▸ EXERCISE AIM: Write out the material again exactly, please, and omit the pictures.

### RECORDED DATA ###

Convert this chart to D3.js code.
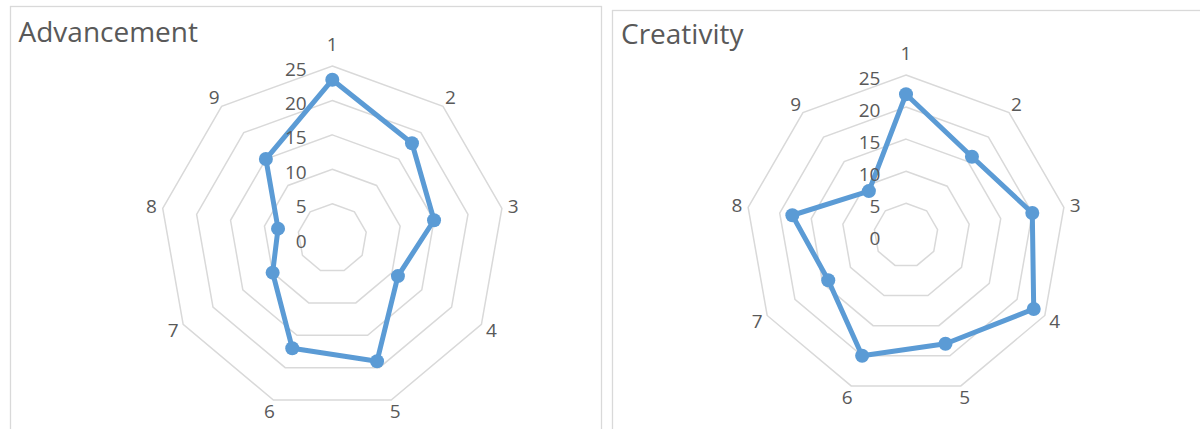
<!DOCTYPE html>
<html>
<head>
<meta charset="utf-8">
<script src="https://cdn.jsdelivr.net/npm/d3@7"></script>
<style>
  body { margin: 0; background: #fff; }
  svg { display: block; }
  text { font-family: "Open Sans", "Noto Sans", sans-serif; fill: #595959; }
</style>
</head>
<body>
<svg id="chart" width="1200" height="429"></svg>
<script>
// Radar axes (one per statement) and the value rings
const categories = ["1", "2", "3", "4", "5", "6", "7", "8", "9"];
const tickValues = [0, 5, 10, 15, 20, 25];
const advancement = [23, 18, 15, 11, 19, 17, 10, 8, 15];
const creativity = [22, 16, 20, 23, 18, 20, 14, 18, 9];
const titles = ["Advancement", "Creativity"];

const LINE = "#5B9BD5";
const GRID = "#d9d9d9";

const svg = d3.select("#chart");

const panels = [
  { title: titles[0], values: advancement, box: [10.5, 6.5, 591, 500],
    titleX: 18.5, titleY: 41.5, cx: 332.3, cy: 238.2, R: 172.2 },
  { title: titles[1], values: creativity, box: [612.5, 10.5, 600, 500],
    titleX: 621, titleY: 44, cx: 906, cy: 235.3, R: 160.3 }
];

const angle = d3.scaleLinear()
  .domain([0, categories.length])
  .range([0, 2 * Math.PI]);

panels.forEach(p => {
  // chart frame
  svg.append("rect")
    .attr("x", p.box[0]).attr("y", p.box[1])
    .attr("width", p.box[2]).attr("height", p.box[3])
    .attr("fill", "#fff").attr("stroke", GRID).attr("stroke-width", 1.3);

  svg.append("text")
    .attr("x", p.titleX).attr("y", p.titleY)
    .attr("font-size", 28)
    .text(p.title);

  const g = svg.append("g").attr("transform", `translate(${p.cx},${p.cy})`);
  const r = d3.scaleLinear().domain([0, d3.max(tickValues)]).range([0, p.R]);

  // concentric nonagon gridlines
  tickValues.filter(v => v > 0).forEach(v => {
    const ring = d3.lineRadial()
      .angle((d, i) => angle(i))
      .radius(r(v))
      .curve(d3.curveLinearClosed);
    g.append("path")
      .attr("d", ring(categories))
      .attr("fill", "none")
      .attr("stroke", GRID)
      .attr("stroke-width", 1.5);
  });

  // data series
  const series = d3.lineRadial()
    .angle((d, i) => angle(i))
    .radius(d => r(d))
    .curve(d3.curveLinearClosed);
  g.append("path")
    .attr("d", series(p.values))
    .attr("fill", "none")
    .attr("stroke", LINE)
    .attr("stroke-width", 5)
    .attr("stroke-linejoin", "round");

  g.selectAll("circle.pt")
    .data(p.values)
    .join("circle")
    .attr("class", "pt")
    .attr("cx", (d, i) => Math.sin(angle(i)) * r(d))
    .attr("cy", (d, i) => -Math.cos(angle(i)) * r(d))
    .attr("r", 7)
    .attr("fill", LINE);

  // value axis labels along the first spoke
  g.selectAll("text.tick")
    .data(tickValues)
    .join("text")
    .attr("class", "tick")
    .attr("x", -25.6)
    .attr("y", d => -r(d) + 2.5)
    .attr("text-anchor", "end")
    .attr("dominant-baseline", "central")
    .attr("font-size", 19)
    .text(d => d);

  // category labels outside the outer ring
  g.selectAll("text.cat")
    .data(categories)
    .join("text")
    .attr("class", "cat")
    .attr("x", (d, i) => Math.sin(angle(i)) * (p.R + (i === 0 ? 22 : 11.5)))
    .attr("y", (d, i) => -Math.cos(angle(i)) * (p.R + (i === 0 ? 22 : 11.5)))
    .attr("text-anchor", "middle")
    .attr("dominant-baseline", "central")
    .attr("font-size", 19)
    .text(d => d);
});
</script>
</body>
</html>
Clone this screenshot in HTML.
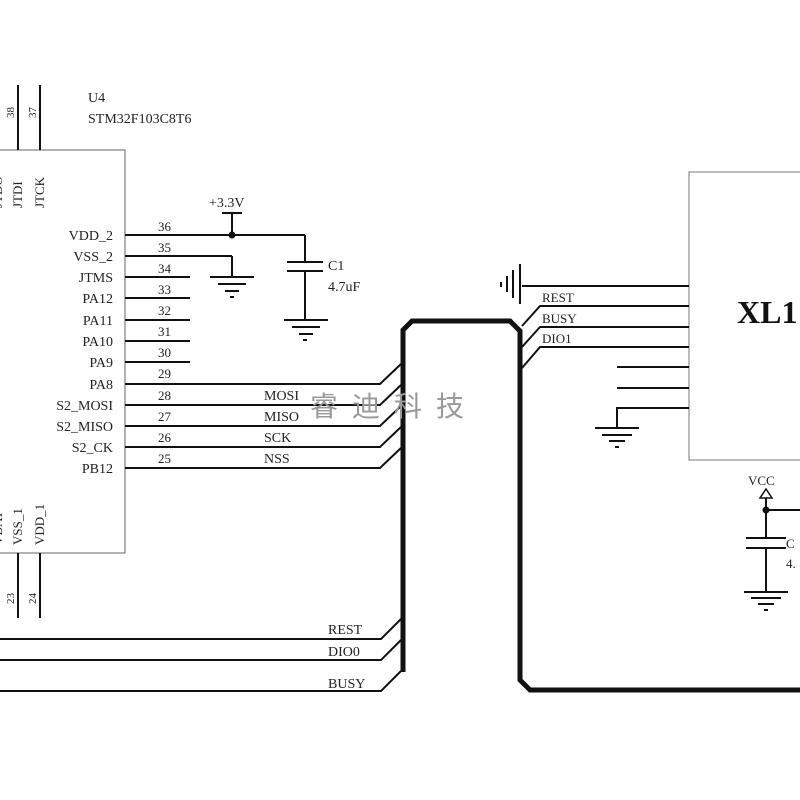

###

▸ ANSWER TO THIS PROBLEM:
Convert this chart to D3.js code.
<!DOCTYPE html>
<html>
<head>
<meta charset="utf-8">
<script src="https://cdn.jsdelivr.net/npm/d3@7"></script>
<style>
  body { margin: 0; background: #fff; }
  svg { display: block; }
  text { font-family: "Open Sans", "Noto Sans", sans-serif; fill: #595959; }
</style>
</head>
<body>
<svg id="chart" width="1200" height="429"></svg>
<script>
// Radar axes (one per statement) and the value rings
const categories = ["1", "2", "3", "4", "5", "6", "7", "8", "9"];
const tickValues = [0, 5, 10, 15, 20, 25];
const advancement = [23, 18, 15, 11, 19, 17, 10, 8, 15];
const creativity = [22, 16, 20, 23, 18, 20, 14, 18, 9];
const titles = ["Advancement", "Creativity"];

const LINE = "#5B9BD5";
const GRID = "#d9d9d9";

const svg = d3.select("#chart");

const panels = [
  { title: titles[0], values: advancement, box: [10.5, 6.5, 591, 500],
    titleX: 18.5, titleY: 41.5, cx: 332.3, cy: 238.2, R: 172.2 },
  { title: titles[1], values: creativity, box: [612.5, 10.5, 600, 500],
    titleX: 621, titleY: 44, cx: 906, cy: 235.3, R: 160.3 }
];

const angle = d3.scaleLinear()
  .domain([0, categories.length])
  .range([0, 2 * Math.PI]);

panels.forEach(p => {
  // chart frame
  svg.append("rect")
    .attr("x", p.box[0]).attr("y", p.box[1])
    .attr("width", p.box[2]).attr("height", p.box[3])
    .attr("fill", "#fff").attr("stroke", GRID).attr("stroke-width", 1.3);

  svg.append("text")
    .attr("x", p.titleX).attr("y", p.titleY)
    .attr("font-size", 28)
    .text(p.title);

  const g = svg.append("g").attr("transform", `translate(${p.cx},${p.cy})`);
  const r = d3.scaleLinear().domain([0, d3.max(tickValues)]).range([0, p.R]);

  // concentric nonagon gridlines
  tickValues.filter(v => v > 0).forEach(v => {
    const ring = d3.lineRadial()
      .angle((d, i) => angle(i))
      .radius(r(v))
      .curve(d3.curveLinearClosed);
    g.append("path")
      .attr("d", ring(categories))
      .attr("fill", "none")
      .attr("stroke", GRID)
      .attr("stroke-width", 1.5);
  });

  // data series
  const series = d3.lineRadial()
    .angle((d, i) => angle(i))
    .radius(d => r(d))
    .curve(d3.curveLinearClosed);
  g.append("path")
    .attr("d", series(p.values))
    .attr("fill", "none")
    .attr("stroke", LINE)
    .attr("stroke-width", 5)
    .attr("stroke-linejoin", "round");

  g.selectAll("circle.pt")
    .data(p.values)
    .join("circle")
    .attr("class", "pt")
    .attr("cx", (d, i) => Math.sin(angle(i)) * r(d))
    .attr("cy", (d, i) => -Math.cos(angle(i)) * r(d))
    .attr("r", 7)
    .attr("fill", LINE);

  // value axis labels along the first spoke
  g.selectAll("text.tick")
    .data(tickValues)
    .join("text")
    .attr("class", "tick")
    .attr("x", -25.6)
    .attr("y", d => -r(d) + 2.5)
    .attr("text-anchor", "end")
    .attr("dominant-baseline", "central")
    .attr("font-size", 19)
    .text(d => d);

  // category labels outside the outer ring
  g.selectAll("text.cat")
    .data(categories)
    .join("text")
    .attr("class", "cat")
    .attr("x", (d, i) => Math.sin(angle(i)) * (p.R + (i === 0 ? 22 : 11.5)))
    .attr("y", (d, i) => -Math.cos(angle(i)) * (p.R + (i === 0 ? 22 : 11.5)))
    .attr("text-anchor", "middle")
    .attr("dominant-baseline", "central")
    .attr("font-size", 19)
    .text(d => d);
});
</script>
</body>
</html>
Clone this screenshot in HTML.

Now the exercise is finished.